The Most Common Activation Functions
1. Sigmoid Function
The sigmoid function is one of the classics. It takes any input value and squashes it into a range between 0 and 1. This makes it great for binary classification tasks.
\[\sigma(x) = \frac{1}{1 + e^{-x}}\]Pros:
- Produces outputs that can be interpreted as probabilities.
- Smooth gradient, which helps in updating the weights during backpropagation.
Cons:
- Can cause the vanishing gradient problem, where the gradient becomes too small for effective learning.
- Outputs are not zero-centered, which can slow down training.
2. Hyperbolic Tangent (tanh) Function
The tanh function is similar to the sigmoid but maps inputs to a range between -1 and 1, making it zero-centered.
\[\text{tanh}(x) = \frac{e^x - e^{-x}}{e^x + e^{-x}}\]Pros:
- Outputs are zero-centered, which can make learning easier.

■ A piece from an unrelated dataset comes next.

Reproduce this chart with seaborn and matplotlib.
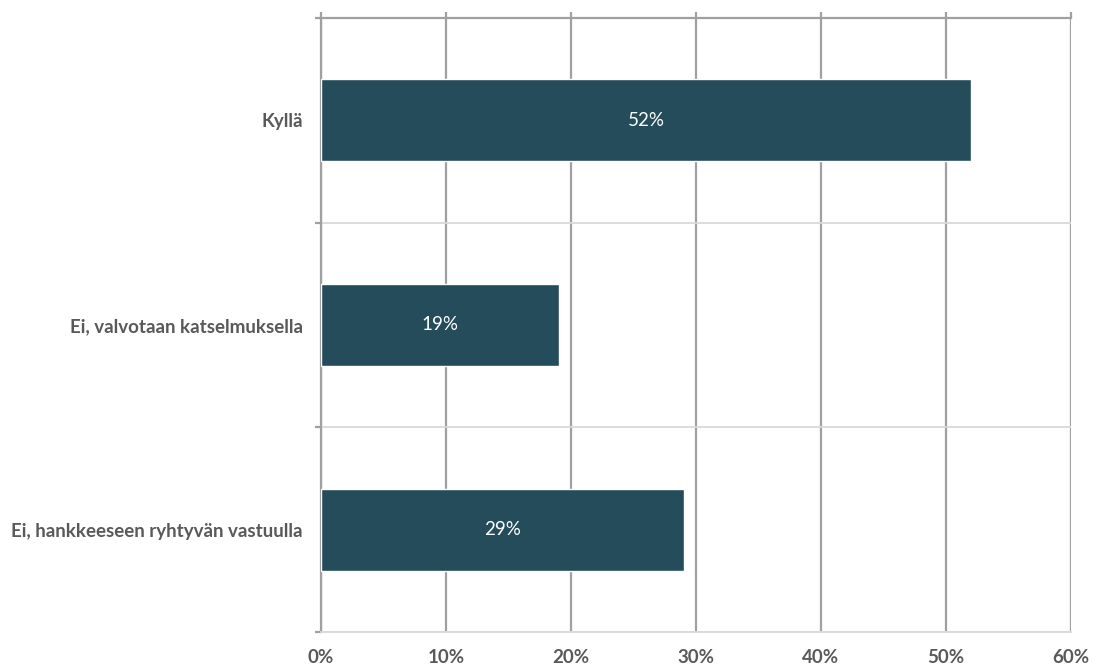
import matplotlib
matplotlib.use("Agg")
import matplotlib.pyplot as plt
import seaborn as sns
import pandas as pd
from matplotlib.ticker import FixedLocator, PercentFormatter

categories = ["Kyllä", "Ei, valvotaan katselmuksella", "Ei, hankkeeseen ryhtyvän vastuulla"]
values = [52, 19, 29]
x_ticks = [0, 10, 20, 30, 40, 50, 60]

sns.set_theme(style="white")
plt.rcParams['font.family'] = ['Lato', 'DejaVu Sans']

df = pd.DataFrame({"cat": categories, "val": values})

fig = plt.figure(figsize=(10.98, 6.68), dpi=100)
ax = fig.add_axes([321/1098, 1-632/668, 750/1098, 614/668])

sns.barplot(data=df, x="val", y="cat", orient="h", color="#244c5a",
            width=0.4, saturation=1, ax=ax, zorder=3)

ax.set_xlim(0, 60)
ax.set_ylim(2.5, -0.5)
ax.set_xticks(x_ticks)
ax.xaxis.set_major_formatter(PercentFormatter(decimals=0))

grid_col = "#a0a0a0"
light = "#d9d9d9"
ax.grid(axis="x", color=grid_col, linewidth=1.6, zorder=0)
ax.yaxis.set_minor_locator(FixedLocator([-0.5, 0.5, 1.5, 2.5]))
ax.grid(axis="y", which="minor", color=light, linewidth=1.3, zorder=0)

for s in ["right"]:
    ax.spines[s].set_visible(False)
ax.spines["top"].set_color(grid_col)
ax.spines["top"].set_linewidth(1.6)
ax.spines["left"].set_color(grid_col)
ax.spines["left"].set_linewidth(1.6)
ax.spines["bottom"].set_color(light)
ax.spines["bottom"].set_linewidth(1.3)

ax.tick_params(axis="x", which="major", top=True, bottom=False, labeltop=False,
               labelbottom=True, direction="out", length=4.5, width=1.6,
               color=grid_col, pad=7.5, labelsize=13.5, labelcolor="#595959")
ax.tick_params(axis="y", which="major", length=0, pad=13, labelsize=13.5,
               labelcolor="#595959")
ax.tick_params(axis="y", which="minor", left=True, length=4, width=1.6,
               color=grid_col)
for lab in ax.get_xticklabels() + ax.get_yticklabels():
    lab.set_fontweight("bold")

ax.set_xlabel("")
ax.set_ylabel("")

for i, v in enumerate(values):
    ax.text(v / 2, i, f"{v}%", ha="center", va="center", color="white",
            fontsize=13.5, zorder=4)

fig.savefig("out.png", dpi=100)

- Smooth gradient, just like sigmoid.
Cons:
- Still susceptible to the vanishing gradient problem, though less severe than sigmoid.
3. Rectified Linear Unit (ReLU)
ReLU is the superstar of activation functions in deep learning. It’s simple but highly effective.

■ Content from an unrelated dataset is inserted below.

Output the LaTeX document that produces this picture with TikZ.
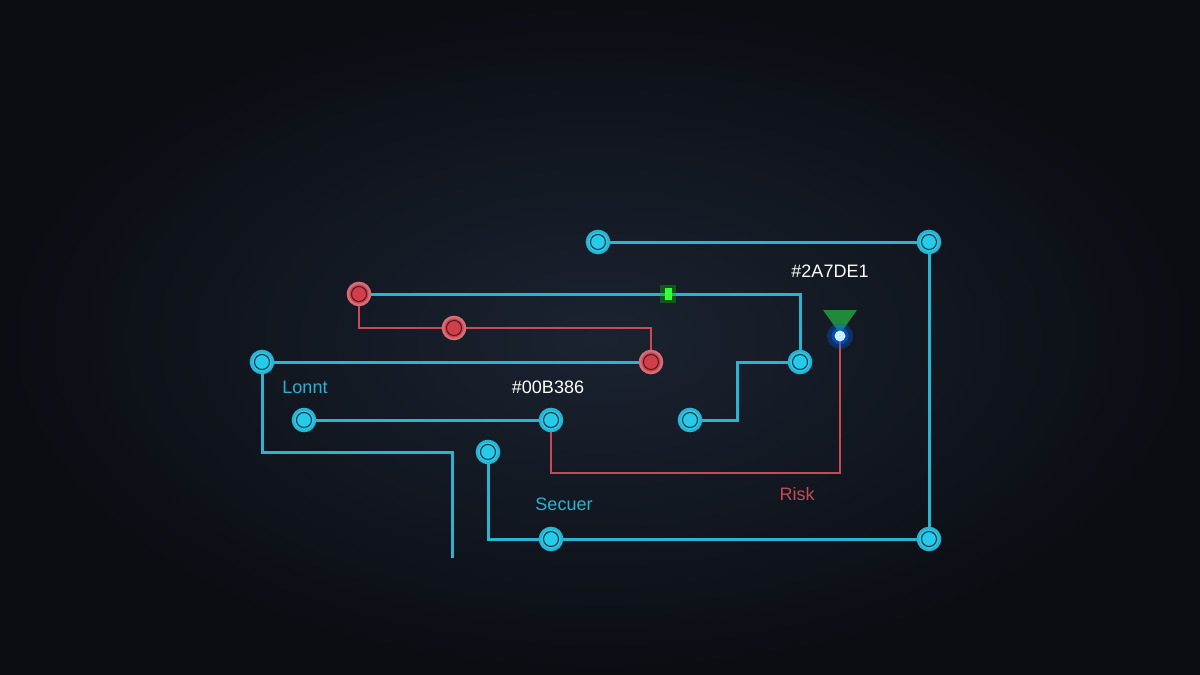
\documentclass[tikz,border=0pt]{standalone}
\usepackage{fontspec}
\setmainfont{Liberation Sans}
\definecolor{bgin}{HTML}{1B2331}
\definecolor{bgout}{HTML}{0A0D12}
\definecolor{cyanw}{HTML}{2AB4D4}
\definecolor{cyanf}{HTML}{27CBEA}
\definecolor{redw}{HTML}{C84A55}
\definecolor{redf}{HTML}{D23E4A}
\definecolor{greenc}{HTML}{1F8A3A}
\tikzset{
  wire/.style={cyanw, line width=3pt},
  rwire/.style={redw, line width=2.6pt},
  pin/.style={circle, draw=cyanw, fill=cyanf, line width=2.6pt, minimum size=22pt, inner sep=0pt,
    path picture={\draw[bgout!80!cyanw, line width=1pt] (path picture bounding box.center) circle (7.5pt);}},
  rpin/.style={circle, draw=redw!80!white, fill=redf, line width=2.6pt, minimum size=22pt, inner sep=0pt,
    path picture={\draw[bgout!70!redw, line width=1pt] (path picture bounding box.center) circle (7.5pt);}},
  lbl/.style={font=\fontsize{18pt}{20pt}\selectfont}
}
\begin{document}
\begin{tikzpicture}[x=1pt,y=-1pt]
    \shade[inner color=bgin, outer color=bgout] (0,0) rectangle (1200,675);
    \useasboundingbox (0,0) rectangle (1200,675);

    %Wires
    \coordinate (k1) at (800,294);
    \coordinate (k2) at (359,328);
    \coordinate (k3) at (651,328);
    \coordinate (k4) at (262,452);
    \coordinate (k5) at (452,452);
    \coordinate (k6) at (452,558);
    \coordinate (k7) at (551,473);
    \coordinate (k8) at (840,473);
    \coordinate (k9) at (737,420);
    \coordinate (k10) at (737,362);
    \coordinate (k11) at (488,539);

    \draw[wire] (359,294) -- (k1) -- (800,362);
    \draw[rwire] (359,294) -- (k2) -- (k3) -- (651,362);
    \draw[wire] (262,362) -- (651,362);
    \draw[wire] (262,362) -- (k4) -- (k5) -- (k6);
    \draw[wire] (304,420) -- (551,420);
    \draw[wire] (690,420) -- (k9) -- (k10) -- (800,362);
    \draw[wire] (598,242) -- (929,242) -- (929,539) -- (551,539);
    \draw[wire] (488,452) -- (k11) -- (551,539);
    \draw[rwire] (551,420) -- (k7) -- (k8) -- (840,336);

    %Pins
    \node[pin] (a) at (598,242) {};
    \node[pin] (b) at (929,242) {};
    \node[pin] (c) at (800,362) {};
    \node[pin] (d) at (262,362) {};
    \node[pin] (e) at (304,420) {};
    \node[pin] (f) at (551,420) {};
    \node[pin] (g) at (690,420) {};
    \node[pin] (h) at (488,452) {};
    \node[pin] (i) at (551,539) {};
    \node[pin] (j) at (929,539) {};
    \node[rpin] (r1) at (359,294) {};
    \node[rpin] (r2) at (454,328) {};
    \node[rpin] (r3) at (651,362) {};

    %Lamp
    \fill[greenc] (823,310) -- (857,310) -- (840,334) -- cycle;
    \node[circle, fill=blue!60!cyan, opacity=0.3, minimum size=26pt, inner sep=0pt] at (840,336) {};
    \node[circle, fill=blue!60!cyan, opacity=0.5, minimum size=17pt, inner sep=0pt] at (840,336) {};
    \node[circle, fill=cyan!20!white, minimum size=11pt, inner sep=0pt] (lamp) at (840,336) {};

    %Led
    \node[fill=green!70!black, opacity=0.4, minimum width=16pt, minimum height=18pt, inner sep=0pt] at (668,294) {};
    \node[fill=green!80!white, minimum width=7pt, minimum height=12pt, inner sep=0pt] (led) at (668,294) {};

    %Labels
    \node[lbl, white] (t1) at (830,271) {\#2A7DE1};
    \node[lbl, white] (t2) at (548,387) {\#00B386};
    \node[lbl, cyanw] (t3) at (305,387) {Lonnt};
    \node[lbl, cyanw] (t4) at (564,504) {Secuer};
    \node[lbl, redw] (t5) at (797,494) {Risk};
\end{tikzpicture}
\end{document}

\[\text{ReLU}(x) = \max(0, x)\]Pros:
- Computationally efficient and accelerates the convergence of the model.
- Mitigates the vanishing gradient problem by not saturating in the positive region.
Cons:
- Can lead to “dying ReLU” where neurons get stuck outputting zero and stop learning.
4. Leaky ReLU
Leaky ReLU is a variation of ReLU that allows a small, non-zero gradient when the neuron is not active, helping to prevent the dying ReLU problem.
\[\text{Leaky ReLU}(x) = \begin{cases} x & \text{if } x > 0 \\ \alpha x & \text{if } x \leq 0 \end{cases}\]Pros:
- Keeps the gradient alive for negative inputs, preventing neurons from dying.
Cons:
- The slope of the negative part (alpha) needs to be carefully chosen.
5. Softmax Function
The softmax function is typically used in the output layer for classification problems involving multiple classes. It converts logits into probabilities.

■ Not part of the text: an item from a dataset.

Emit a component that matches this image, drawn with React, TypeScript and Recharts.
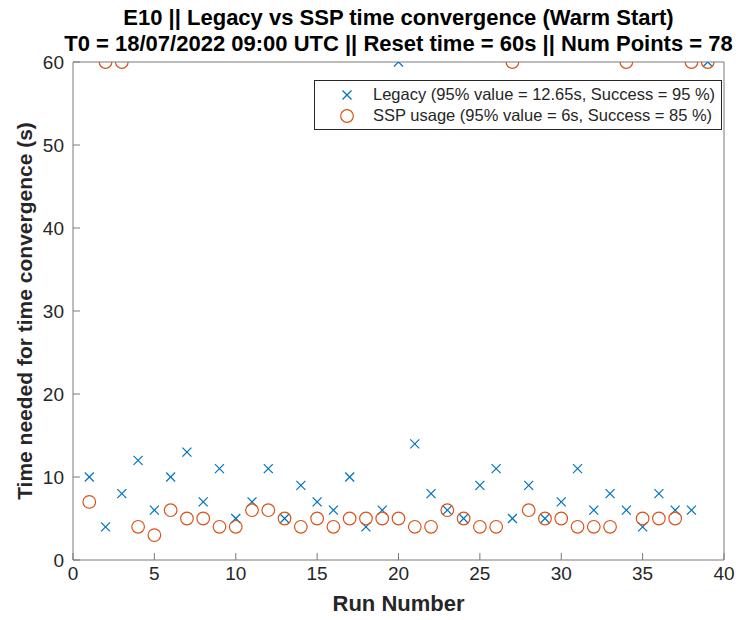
import React from 'react';
import { ScatterChart, Scatter, XAxis, YAxis, Legend, Label } from 'recharts';

const runNumbers = [1, 2, 3, 4, 5, 6, 7, 8, 9, 10, 11, 12, 13, 14, 15, 16, 17, 18, 19, 20, 21, 22, 23, 24, 25, 26, 27, 28, 29, 30, 31, 32, 33, 34, 35, 36, 37, 38, 39];
const legacyTimes = [10, 4, 8, 12, 6, 10, 13, 7, 11, 5, 7, 11, 5, 9, 7, 6, 10, 4, 6, 60, 14, 8, 6, 5, 9, 11, 5, 9, 5, 7, 11, 6, 8, 6, 4, 8, 6, 6, 60];
const sspTimes = [7, 60, 60, 4, 3, 6, 5, 5, 4, 4, 6, 6, 5, 4, 5, 4, 5, 5, 5, 5, 4, 4, 6, 5, 4, 4, 60, 6, 5, 5, 4, 4, 4, 60, 5, 5, 5, 60, 60];
const xTicks = [0, 5, 10, 15, 20, 25, 30, 35, 40];
const yTicks = [0, 10, 20, 30, 40, 50, 60];

const titleLine1 = 'E10 || Legacy vs SSP time convergence (Warm Start)';
const titleLine2 = 'T0 = 18/07/2022 09:00 UTC || Reset time = 60s || Num Points = 78';
const legacyName = 'Legacy (95% value = 12.65s, Success = 95 %)';
const sspName = 'SSP usage (95% value = 6s, Success = 85 %)';
const xLabel = 'Run Number';
const yLabel = 'Time needed for time convergence (s)';

const legacyData = runNumbers.map((run, i) => ({ run, time: legacyTimes[i] }));
const sspData = runNumbers.map((run, i) => ({ run, time: sspTimes[i] }));

const BLUE = '#0072BD';
const ORANGE = '#D95319';
const AXIS = '#7a7a7a';
const TEXT = '#262626';
const FONT = '"Liberation Sans", Arial, Helvetica, sans-serif';

const CrossShape = (props: any) => {
  const { cx, cy } = props;
  if (cx == null || cy == null) return <g />;
  const s = 4.5;
  return (
    <g>
      <line x1={cx - s} y1={cy - s} x2={cx + s} y2={cy + s} stroke={BLUE} strokeWidth={1.2} />
      <line x1={cx - s} y1={cy + s} x2={cx + s} y2={cy - s} stroke={BLUE} strokeWidth={1.2} />
    </g>
  );
};

const CircleShape = (props: any) => {
  const { cx, cy } = props;
  if (cx == null || cy == null) return <g />;
  return <circle cx={cx} cy={cy} r={6.3} fill="none" stroke={ORANGE} strokeWidth={1.2} />;
};

const LegendMarker = ({ kind }: { kind: string }) => (
  <svg width={20} height={20} style={{ display: 'block' }}>
    {kind === 'x' ? (
      <g>
        <line x1={5.5} y1={5.5} x2={14.5} y2={14.5} stroke={BLUE} strokeWidth={1.2} />
        <line x1={5.5} y1={14.5} x2={14.5} y2={5.5} stroke={BLUE} strokeWidth={1.2} />
      </g>
    ) : (
      <circle cx={10} cy={10} r={6.3} fill="none" stroke={ORANGE} strokeWidth={1.2} />
    )}
  </svg>
);

const LegendBox = (props: any) => {
  const payload = props.payload || [];
  return (
    <div
      style={{
        border: `1px solid ${TEXT}`,
        background: '#fff',
        width: 408,
        boxSizing: 'border-box',
        padding: '3px 0',
        fontFamily: FONT,
        fontSize: 16.5,
        color: TEXT,
      }}
    >
      {payload.map((entry: any, i: number) => (
        <div key={i} style={{ display: 'flex', alignItems: 'center', height: 21 }}>
          <div style={{ width: 22 }} />
          <LegendMarker kind={entry.value === legacyName ? 'x' : 'o'} />
          <div style={{ width: 16 }} />
          <span style={{ whiteSpace: 'nowrap' }}>{entry.value}</span>
        </div>
      ))}
    </div>
  );
};

const tickStyle = { fill: TEXT, fontSize: 19, fontFamily: FONT };

export default function App() {
  return (
    <div style={{ position: 'absolute', left: 0, top: 0, width: 736, height: 620, background: '#fff' }}>
      <div
        style={{
          position: 'absolute',
          left: 73,
          width: 651,
          top: 5,
          textAlign: 'center',
          fontFamily: FONT,
          fontWeight: 'bold',
          fontSize: 22,
          lineHeight: '26px',
          color: '#000',
          whiteSpace: 'nowrap',
          display: 'flex',
          flexDirection: 'column',
          alignItems: 'center',
        }}
      >
        <div>{titleLine1}</div>
        <div>{titleLine2}</div>
      </div>
      <ScatterChart width={736} height={620} margin={{ top: 61, right: 0, bottom: 0, left: 0 }}>
        <XAxis
          xAxisId="b"
          type="number"
          dataKey="run"
          domain={[0, 40]}
          ticks={xTicks}
          interval={0}
          orientation="bottom"
          height={60}
          tickSize={-7}
          tickMargin={14}
          stroke={AXIS}
          tick={tickStyle}
          allowDataOverflow
        >
          <Label
            value={xLabel}
            position="insideBottom"
            offset={9}
            style={{ fontWeight: 'bold', fontSize: 22, fill: TEXT, fontFamily: FONT }}
          />
        </XAxis>
        <XAxis
          xAxisId="t"
          type="number"
          domain={[0, 40]}
          ticks={xTicks}
          interval={0}
          orientation="top"
          height={1}
          tickSize={-7}
          stroke={AXIS}
          tick={false}
          allowDataOverflow
        />
        <YAxis
          yAxisId="l"
          type="number"
          dataKey="time"
          domain={[0, 60]}
          ticks={yTicks}
          interval={0}
          width={73}
          tickSize={-7}
          tickMargin={16}
          stroke={AXIS}
          tick={tickStyle}
          allowDataOverflow
        >
          <Label
            value={yLabel}
            angle={-90}
            position="insideLeft"
            offset={25}
            style={{ fontWeight: 'bold', fontSize: 21, fill: TEXT, fontFamily: FONT, textAnchor: 'middle' }}
          />
        </YAxis>
        <YAxis
          yAxisId="r"
          type="number"
          orientation="right"
          domain={[0, 60]}
          ticks={yTicks}
          interval={0}
          width={12}
          tickSize={-7}
          stroke={AXIS}
          tick={false}
          allowDataOverflow
        />
        <Legend
          layout="vertical"
          align="center"
          verticalAlign="middle"
          content={<LegendBox />}
          wrapperStyle={{ position: 'absolute', top: 80, left: 314, width: 408 }}
        />
        <Scatter
          xAxisId="b"
          yAxisId="l"
          name={legacyName}
          data={legacyData}
          fill={BLUE}
          shape={CrossShape}
          isAnimationActive={false}
        />
        <Scatter
          xAxisId="b"
          yAxisId="l"
          name={sspName}
          data={sspData}
          fill={ORANGE}
          shape={CircleShape}
          isAnimationActive={false}
        />
      </ScatterChart>
    </div>
  );
}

\[\text{softmax}(x_i) = \frac{e^{x_i}}{\sum_{j} e^{x_j}}\]Pros:
- Outputs a probability distribution, making it ideal for multi-class classification.
Cons:
- More computationally intensive than other activation functions.
Choosing the Right Activation Function
So, how do you decide which activation function to use? Here are some general tips:
- Sigmoid and tanh: Great for binary classification problems, with tanh being preferable in hidden layers due to its zero-centered output.
- ReLU and its variants: Ideal for hidden layers in most deep learning models because of their efficiency and ability to handle the vanishing gradient problem.
- Softmax: Perfect for the output layer in multi-class classification tasks.
Wrapping Up
Activation functions might seem like a small part of the big neural network picture, but they have a massive impact on how well your model performs. Understanding their strengths and weaknesses helps you make informed choices and build more effective models. So, the next time you’re setting up a neural network, you’ll know exactly which activation function to reach for!
With this knowledge, you’re well-equipped to tackle more complex machine learning problems and push the boundaries of what your models can achieve. Happy coding!